Robert Young – linked to several times before … have his human nature “NIBBS” page linked permanently in my blogroll for many years. Great source of news on new material in this evoutionary psychology (shhh, dirty word) area.
Agree about Sagan’s “uplifting” style of earnestness – I too remember his astronomical TV programmes from way back … just a personal “style” thing that grates … maybe a British thing 😉 Sorry, not knocking the guys knowledge or beliefs, just owning up to a prejudice.
James is a superstar in this business.
Beleiving “in” spirituality is one thing, what you believe it “is”, is another.
Hi Alice …. Alvin Lee ?
Did you set me up for that …. another coincidence. Alvin is apparently still active, His recent 2004 album is called “In Tennessee”, inlcudes Scotty Moore and DJ Fontana, and the cover of the album is a painting of Honky Tonk Row on Broadway – the same 6 bars I mentioned in the post, with the Bell-South tower Nashville skyline in the background. Shall I say it – Spooky
To find him play …. seems all his gigs have been in Europe in recent years.
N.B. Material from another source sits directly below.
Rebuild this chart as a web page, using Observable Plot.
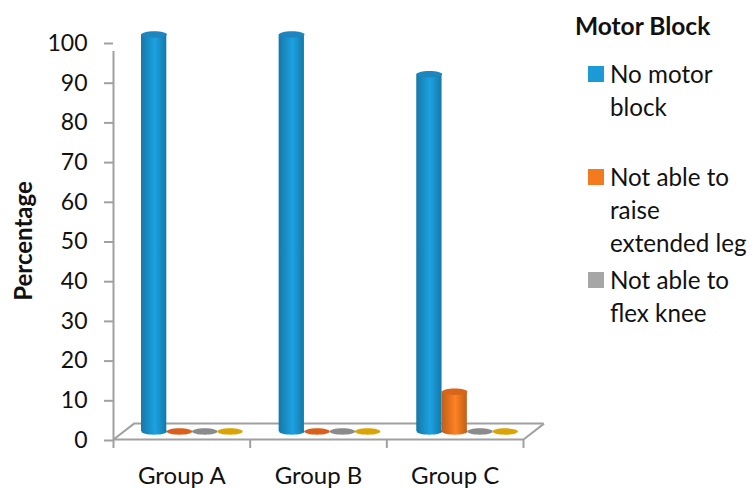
<!DOCTYPE html>
<html>
<head>
<meta charset="utf-8">
<script src="https://cdn.jsdelivr.net/npm/d3@7"></script>
<script src="https://cdn.jsdelivr.net/npm/@observablehq/plot@0.6"></script>
<style>
  html, body { margin: 0; padding: 0; background: #fff; }
  #chart { position: relative; width: 753px; height: 488px; font-family: Lato, "Noto Sans", sans-serif; color: #111; overflow: hidden; }
  #chart svg { display: block; position: absolute; left: 0; top: 0; }
  .legend-title { position: absolute; left: 575px; top: 11px; font-size: 24.5px; font-weight: 700; white-space: nowrap; }
  .legend-item { position: absolute; left: 610px; font-size: 24.2px; line-height: 33px; white-space: nowrap; }
  .legend-item i { position: absolute; left: -22px; top: 9px; width: 16px; height: 16px; }
</style>
</head>
<body>
<div id="chart"></div>
<script>
const groups = ["Group A", "Group B", "Group C"];
const seriesNames = ["No motor block", "Not able to raise extended leg", "Not able to flex knee", "Other"];
const noMotorBlock = [100, 100, 90];
const raiseExtendedLeg = [0, 0, 10];
const flexKnee = [0, 0, 0];
const otherBlock = [0, 0, 0];
const yTicks = [0, 10, 20, 30, 40, 50, 60, 70, 80, 90, 100];
const seriesColors = ["#1b9ad6", "#f47a20", "#a6a6a6", "#e0a50c"];
const capColors = ["#1d86bf", "#d9641a", "#8b8b8b", "#dba406"];
const flatColors = ["#1d86bf", "#d9601c", "#8b8b8b", "#dba406"];
const legendLines = [["No motor", "block"], ["Not able to", "raise", "extended leg"], ["Not able to", "flex knee"]];
const legendTops = [57, 160, 263];

const values = [noMotorBlock, raiseExtendedLeg, flexKnee, otherBlock];
const groupStep = 1.007, barStart = 0.205, barWidth = 0.185;
const rows = values.flatMap((vals, s) => vals.map((value, g) => ({
  group: groups[g], series: seriesNames[s], s, value,
  x1: g * groupStep + barStart + s * barWidth,
  x2: g * groupStep + barStart + (s + 1) * barWidth,
  xc: g * groupStep + barStart + (s + 0.5) * barWidth
})));
const solid = rows.filter(d => d.value > 0);
const flat = rows.filter(d => d.value === 0);

// Flattened disc used for cylinder ends and zero-height bars
const disc = {
  draw(ctx, size) {
    const rx = Math.sqrt(size / Math.PI), ry = rx * 0.25, k = 0.5523;
    ctx.moveTo(-rx, 0);
    ctx.bezierCurveTo(-rx, -k * ry, -k * rx, -ry, 0, -ry);
    ctx.bezierCurveTo(k * rx, -ry, rx, -k * ry, rx, 0);
    ctx.bezierCurveTo(rx, k * ry, k * rx, ry, 0, ry);
    ctx.bezierCurveTo(-k * rx, ry, -rx, k * ry, -rx, 0);
    ctx.closePath();
  }
};

const axisGrey = "#a0a0a0";
const lift = -8;           // cylinders stand on the raised floor
const floorDepthX = 0.15;  // floor depth in x units
const floorDepthY = 4;     // floor depth in percentage units
const radius = 12.7;

const plot = Plot.plot({
  width: 753, height: 488,
  marginLeft: 113, marginRight: 230, marginTop: 42, marginBottom: 49,
  x: {type: "linear", domain: [0, 3], axis: null},
  y: {domain: [0, 100], axis: null},
  style: {fontFamily: 'Lato, "Noto Sans", sans-serif', background: "transparent"},
  marks: [
    // floor outline
    Plot.ruleY([0], {x1: 0, x2: 3, stroke: axisGrey, strokeWidth: 2}),
    Plot.ruleY([floorDepthY], {x1: floorDepthX, x2: 3 + floorDepthX, stroke: axisGrey, strokeWidth: 2}),
    Plot.link([0, 3], {x1: d => d, y1: 0, x2: d => d + floorDepthX, y2: floorDepthY, stroke: axisGrey, strokeWidth: 2}),
    // axes
    Plot.ruleX([0], {y1: 0, y2: 100, insetBottom: -9, stroke: axisGrey, strokeWidth: 2}),
    Plot.axisY({ticks: yTicks, tickSize: 9, tickPadding: 17, dy: 1, stroke: axisGrey, strokeWidth: 2, fill: "#111", fontSize: 23, label: null}),
    Plot.axisX({ticks: [0, 1, 2, 3], tickSize: 9, tickFormat: () => "", stroke: axisGrey, strokeWidth: 2, label: null}),
    Plot.axisX({ticks: [0.5, 1.5, 2.5], tickSize: 0, tickPadding: 27, tickFormat: d => groups[Math.floor(d)], fill: "#111", fontSize: 24, label: null}),
    Plot.text(["Percentage"], {frameAnchor: "left", textAnchor: "middle", y: [50], dx: -89, rotate: -90, fontWeight: 700, fontSize: 24, fill: "#111"}),
    // zero-height bars
    Plot.dot(flat, {x: "xc", y: 0, dy: lift, r: radius, symbol: disc, fill: d => flatColors[d.s], stroke: "none"}),
    // cylinders: base, body, cap
    Plot.dot(solid, {x: "xc", y: 0, dy: lift, r: radius, symbol: disc, fill: d => `url(#cyl${d.s})`, stroke: "none"}),
    Plot.rectY(solid, {x1: "x1", x2: "x2", y1: 0, y2: "value", dy: lift, fill: d => `url(#cyl${d.s})`}),
    Plot.dot(solid, {x: "xc", y: "value", dy: lift, r: radius, symbol: disc, fill: d => capColors[d.s], stroke: "none"})
  ]
});

// Horizontal shading that gives each bar its rounded look
const defs = d3.select(plot).insert("defs", ":first-child");
seriesColors.forEach((c, i) => {
  const g = defs.append("linearGradient").attr("id", `cyl${i}`).attr("x1", 0).attr("x2", 1).attr("y1", 0).attr("y2", 0);
  const base = d3.color(c);
  [[0, base.darker(0.7)], [0.55, base.brighter(0.15)], [1, base.darker(0.7)]].forEach(([o, col]) =>
    g.append("stop").attr("offset", o).attr("stop-color", col.formatHex()));
});

const root = document.getElementById("chart");
root.appendChild(plot);

const title = document.createElement("div");
title.className = "legend-title";
title.textContent = "Motor Block";
root.appendChild(title);

legendLines.forEach((lines, i) => {
  const item = document.createElement("div");
  item.className = "legend-item";
  item.style.top = legendTops[i] + "px";
  const swatch = document.createElement("i");
  swatch.style.background = seriesColors[i];
  item.appendChild(swatch);
  lines.forEach(line => {
    const row = document.createElement("div");
    row.textContent = line;
    item.appendChild(row);
  });
  root.appendChild(item);
});
</script>
</body>
</html>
yeah, that’s spooky alright.
Good for him! I love the guy and his music and at Woodstock he was so sexy!
Even my 24 year old daughter thinks so.
I saw him in Chicago in the 70’s and have a couple of his albums.
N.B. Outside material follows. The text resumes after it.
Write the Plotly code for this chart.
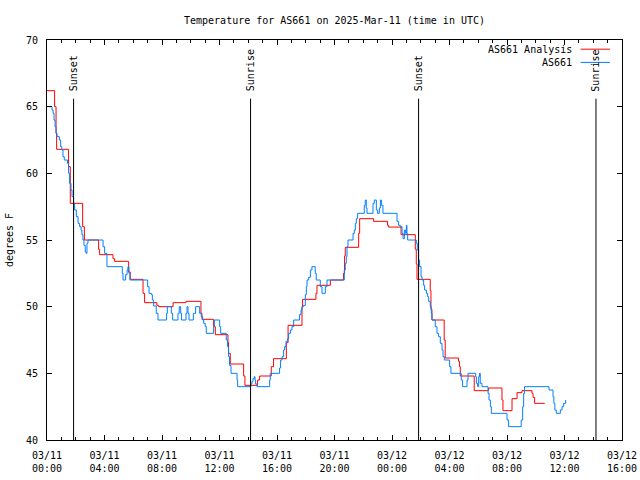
import pandas as pd
import plotly.graph_objects as go

# ---- data (hours after 2025-03-11 00:00 UTC) ----
red_hours = [
    0.00, 0.53, 0.63, 0.67, 1.50, 1.62, 2.48, 2.60, 3.59, 3.66,
    4.59, 4.70, 5.68, 5.79, 6.68, 6.79, 7.64, 7.77, 8.77, 9.67,
    10.71, 10.78, 11.59, 11.71, 12.59, 12.63, 12.75, 13.68, 13.77, 14.65,
    14.79, 15.60, 15.76, 16.65, 16.77, 17.74, 17.78, 18.71, 18.78, 19.71,
    20.63, 20.70, 20.75, 21.68, 21.75, 22.72, 23.69, 23.76, 24.63, 25.62,
    25.69, 25.74, 26.66, 26.71, 26.78, 27.63, 27.70, 28.63, 28.70, 28.75,
    29.72, 30.72, 31.65, 31.72, 32.35, 32.70, 33.04, 33.74, 33.81, 33.92,
    34.62]
red_temps = [
    66.2, 65.0, 63.0, 61.8, 60.5, 57.75, 56.0, 55.0, 54.3, 53.9,
    53.6, 53.4, 52.6, 52.05, 51.0, 50.3, 50.1, 50.0, 50.3, 50.4,
    49.5, 49.05, 48.5, 47.9, 47.3, 46.5, 45.7, 44.8, 44.1, 44.5,
    44.8, 45.5, 46.1, 47.3, 48.6, 50.0, 50.55, 51.0, 51.6, 52.0,
    52.5, 53.8, 54.45, 55.5, 56.6, 56.4, 56.1, 55.97, 55.4, 54.3,
    53.2, 52.05, 51.2, 49.8, 49.0, 47.5, 46.15, 45.9, 45.5, 44.8,
    43.7, 43.9, 43.0, 42.2, 43.1, 43.55, 43.7, 43.5, 43.2, 42.75,
    42.75]

blue_hours = [
    0.00, 0.35, 0.42, 0.49, 0.56, 0.63, 0.70, 0.86, 0.95, 1.03,
    1.11, 1.20, 1.43, 1.50, 1.57, 1.67, 1.74, 1.85, 1.92, 2.04,
    2.16, 2.27, 2.37, 2.43, 2.50, 2.57, 2.66, 2.73, 2.78, 2.85,
    3.90, 4.01, 4.17, 5.24, 5.29, 5.47, 5.57, 5.63, 5.70, 5.77,
    7.00, 7.10, 7.26, 7.33, 7.42, 7.60, 7.72, 8.32, 8.37, 8.65,
    8.74, 9.11, 9.20, 9.30, 9.36, 9.67, 9.74, 9.81, 9.88, 10.18,
    10.34, 10.62, 10.73, 10.83, 10.90, 11.01, 11.08, 11.59, 11.64, 12.01,
    12.08, 12.47, 12.56, 12.63, 12.70, 12.80, 13.22, 13.26, 14.19, 14.26,
    14.33, 14.42, 14.47, 14.51, 14.61, 15.49, 15.53, 16.18, 16.25, 16.35,
    16.46, 16.53, 16.63, 16.74, 16.81, 16.93, 17.04, 17.16, 17.57, 17.67,
    17.74, 17.85, 17.97, 18.04, 18.09, 18.20, 18.32, 18.43, 18.66, 18.73,
    19.01, 19.13, 19.36, 19.48, 20.68, 20.75, 20.82, 20.87, 20.94, 21.29,
    21.38, 21.45, 21.52, 21.61, 22.07, 22.14, 22.21, 22.26, 22.68, 22.77,
    22.91, 23.00, 23.12, 23.19, 23.26, 23.37, 24.35, 24.46, 24.58, 24.70,
    24.77, 24.86, 24.93, 25.00, 25.04, 25.09, 25.69, 25.76, 25.85, 25.92,
    26.02, 26.09, 26.20, 26.27, 26.39, 26.48, 26.55, 26.66, 26.73, 26.78,
    27.01, 27.13, 27.24, 27.36, 27.48, 27.55, 27.64, 28.01, 28.10, 28.82,
    28.91, 29.22, 29.29, 29.82, 29.87, 29.96, 30.03, 30.09, 30.14, 30.26,
    30.68, 30.75, 30.84, 30.91, 32.00, 32.11, 32.99, 33.09, 33.16, 33.22,
    34.92, 35.20, 35.26, 35.33, 35.43, 35.71, 35.83, 35.94, 36.08]
blue_temps = [
    65.0, 64.75, 64.5, 64.0, 63.5, 63.0, 62.75, 62.5, 62.0, 61.75,
    61.25, 61.0, 60.75, 60.0, 59.25, 58.75, 58.25, 57.75, 57.25, 56.75,
    56.25, 56.0, 55.75, 55.4, 55.0, 54.6, 54.1, 54.0, 54.75, 55.0,
    54.5, 54.0, 53.0, 52.5, 52.0, 52.4, 52.75, 53.0, 52.5, 52.0,
    51.5, 51.0, 50.9, 50.5, 50.05, 49.5, 49.0, 49.5, 50.0, 49.5,
    49.0, 49.5, 50.0, 49.5, 49.0, 49.5, 50.0, 49.5, 49.0, 49.5,
    50.0, 49.5, 49.25, 49.0, 48.75, 48.5, 48.0, 48.5, 49.0, 48.5,
    48.0, 47.5, 47.0, 46.25, 45.6, 45.0, 44.5, 44.0, 44.2, 44.4,
    44.6, 44.75, 44.5, 44.2, 44.0, 44.5, 45.0, 45.4, 46.0, 46.25,
    46.75, 47.0, 47.4, 47.6, 48.0, 48.25, 48.5, 49.0, 49.4, 49.75,
    50.0, 50.1, 50.9, 51.5, 52.0, 52.2, 52.75, 53.0, 52.5, 52.0,
    51.5, 51.0, 51.5, 52.0, 52.75, 53.25, 53.75, 54.5, 55.0, 55.5,
    55.75, 56.25, 56.6, 57.0, 57.6, 58.0, 57.4, 57.0, 57.75, 58.0,
    57.25, 57.0, 57.4, 58.0, 57.6, 57.0, 56.4, 56.1, 56.0, 55.5,
    55.1, 55.75, 55.5, 56.1, 55.5, 55.0, 54.75, 54.25, 53.5, 53.0,
    52.25, 52.0, 51.6, 51.25, 51.0, 50.75, 50.4, 50.0, 49.5, 49.0,
    48.5, 48.0, 47.75, 47.25, 46.75, 46.25, 46.0, 45.5, 45.0, 44.5,
    44.0, 44.5, 45.0, 44.75, 44.25, 44.0, 44.75, 45.0, 44.25, 44.0,
    43.5, 43.0, 42.5, 42.0, 41.5, 41.0, 41.5, 42.5, 43.5, 44.0,
    43.75, 43.25, 42.75, 42.25, 42.0, 42.25, 42.5, 42.75, 43.0]

sun_hours = [1.85, 14.16, 25.85, 38.19]
sun_labels = ["Sunset", "Sunrise", "Sunset", "Sunrise"]

tick_hours = [0, 4, 8, 12, 16, 20, 24, 28, 32, 36, 40]
tick_labels = ["03/11<br>00:00", "03/11<br>04:00", "03/11<br>08:00", "03/11<br>12:00",
               "03/11<br>16:00", "03/11<br>20:00", "03/12<br>00:00", "03/12<br>04:00",
               "03/12<br>08:00", "03/12<br>12:00", "03/12<br>16:00"]
y_ticks = [40, 45, 50, 55, 60, 65, 70]

series_names = ["AS661 Analysis", "AS661"]
series_colors = ["#ff0000", "#0080ff"]

base = pd.Timestamp("2025-03-11 00:00")


def to_time(hours):
    return base + pd.to_timedelta(hours, unit="h")


FONT = "DejaVu Sans Mono"

fig = go.Figure()
fig.add_trace(go.Scatter(x=to_time(red_hours), y=red_temps, mode="lines",
                         name=series_names[0],
                         line=dict(color=series_colors[0], width=1, shape="hv")))
fig.add_trace(go.Scatter(x=to_time(blue_hours), y=blue_temps, mode="lines",
                         name=series_names[1],
                         line=dict(color=series_colors[1], width=1, shape="hv")))

line_top = 65.6
for h, lab in zip(sun_hours, sun_labels):
    t = to_time([h])[0]
    fig.add_shape(type="line", xref="x", yref="y", x0=t, x1=t, y0=40, y1=line_top,
                  line=dict(color="black", width=1))
    fig.add_annotation(x=t, y=line_top, xref="x", yref="y", text=lab, textangle=-90,
                       showarrow=False, xanchor="center", yanchor="bottom", yshift=5,
                       font=dict(family=FONT, size=10, color="black"))

# legend drawn gnuplot-style (text left of sample)
leg_y = [0.977, 0.944]
for name, col, yy in zip(series_names, series_colors, leg_y):
    fig.add_annotation(x=0.9165, y=yy, xref="paper", yref="paper", text=name,
                       showarrow=False, xanchor="right", yanchor="middle",
                       font=dict(family=FONT, size=10, color="black"))
    fig.add_shape(type="line", xref="paper", yref="paper", x0=0.928, x1=0.979,
                  y0=yy, y1=yy, line=dict(color=col, width=1))

fig.add_annotation(x=-0.066, y=0.5, xref="paper", yref="paper", text="degrees F",
                   textangle=-90, showarrow=False, xanchor="center", yanchor="middle",
                   font=dict(family=FONT, size=10, color="black"))

fig.update_layout(
    width=640, height=480, autosize=False,
    margin=dict(l=47, r=18, t=40, b=40),
    plot_bgcolor="white", paper_bgcolor="white",
    font=dict(family=FONT, size=10, color="black"),
    showlegend=False,
    title=dict(text="Temperature for AS661 on 2025-Mar-11 (time in UTC)",
               x=0.5, xref="paper", xanchor="center",
               y=1 - 20.5 / 480, yref="container", yanchor="middle",
               font=dict(family=FONT, size=10, color="black"), automargin=False),
)
fig.update_xaxes(
    type="date", range=[to_time([0])[0], to_time([40])[0]], automargin=False,
    tickmode="array", tickvals=to_time(tick_hours), ticktext=tick_labels,
    showline=True, linecolor="black", linewidth=1, mirror="allticks",
    ticks="inside", ticklen=5, tickcolor="black", tickwidth=1,
    ticklabelstandoff=6,
    showgrid=False, zeroline=False,
    minor=dict(tickmode="linear", tick0=to_time([0])[0], dtick=3600000,
               ticks="inside", ticklen=3, tickcolor="black", tickwidth=1, showgrid=False),
)
fig.update_yaxes(
    range=[40, 70], automargin=False, tickmode="array", tickvals=y_ticks,
    showline=True, linecolor="black", linewidth=1, mirror="allticks",
    ticks="inside", ticklen=5, tickcolor="black", tickwidth=1,
    ticklabelstandoff=6,
    showgrid=False, zeroline=False,
)

pin_script = (
    "var d=document.getElementById('{plot_id}');"
    "d.style.position='fixed';d.style.left='0px';d.style.top='0px';"
    "document.documentElement.style.overflow='hidden';"
    "document.body.style.margin='0';document.body.style.overflow='hidden';"
)
fig.write_html("out.html", config={"displayModeBar": False, "responsive": False},
               post_script=pin_script)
I will definitely get his new one. He is a worthy musician.
Spooky!
? is that you tellin me you were at Woodstock, like in person, in the flesh ?
We have ski’ed before. Not sure my knees are up to it these days, but both the boys ski … Seen where you are at, at Mammoth Lakes … nothing fixed yet, but you never know.
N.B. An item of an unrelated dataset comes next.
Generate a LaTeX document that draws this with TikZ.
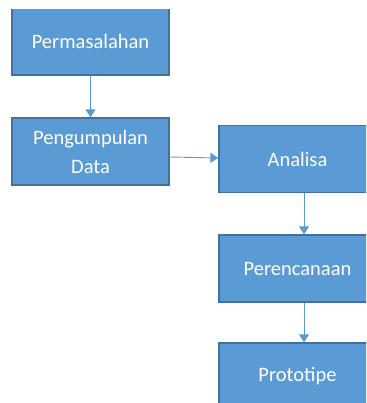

No, I was too young to go and living in Chicago, being in high school and living at home, wasn’t conducive to attending.
But I was inspired and entranced, so the next summer, I ran away from home and went to the sequel in Toronto.
CBC Strawberry Fields Mosport Archive
Strawberry Fields Festival Poster
I’m really not fond of those days. I wasn’t mature enough to be objective (that coupled with some pretty strong drugs and some pretty creepy people).
I think a lot of it was bullshit and prevented some in my generation from becoming mature.
Eventually I did, but not without some struggle.
Gee, I hope I didn’t break something.
So I was putting away the paper I thought was written by Robert Young and no, indeed it was written by this guy, Philip Kitcher.
http://www.columbia.edu/~psk16/
http://www.human-nature.com/nibbs/04/kitcher.html
He’s good, too
No nothing broken … just multiple consecutive comments from the same person triggered the spam filter, and I didn’t notice till this morning.
Philip Kitcher does ring a bell too, but I will have to read those specifics. Thanks.
The history of hippiedom is interesting …. well intentioned at some points but ultimately mis-guided and rail-roaded by narrow agendas. The “romantic” reaction to established order was right of course, just didn’t necessarily think through how “anarchic freedom” would fill the gap … before others jumped the bandwagon. Pirsig’s story is quite tangled-up with that learning experience. A false dawn.
Oh, and it looks like there are some formatting bugs with this template … comments past 10 seem to slip a long way down the page …. Grrr.
Ah, no the bug is caused by the long URL in the comment text …. fixed.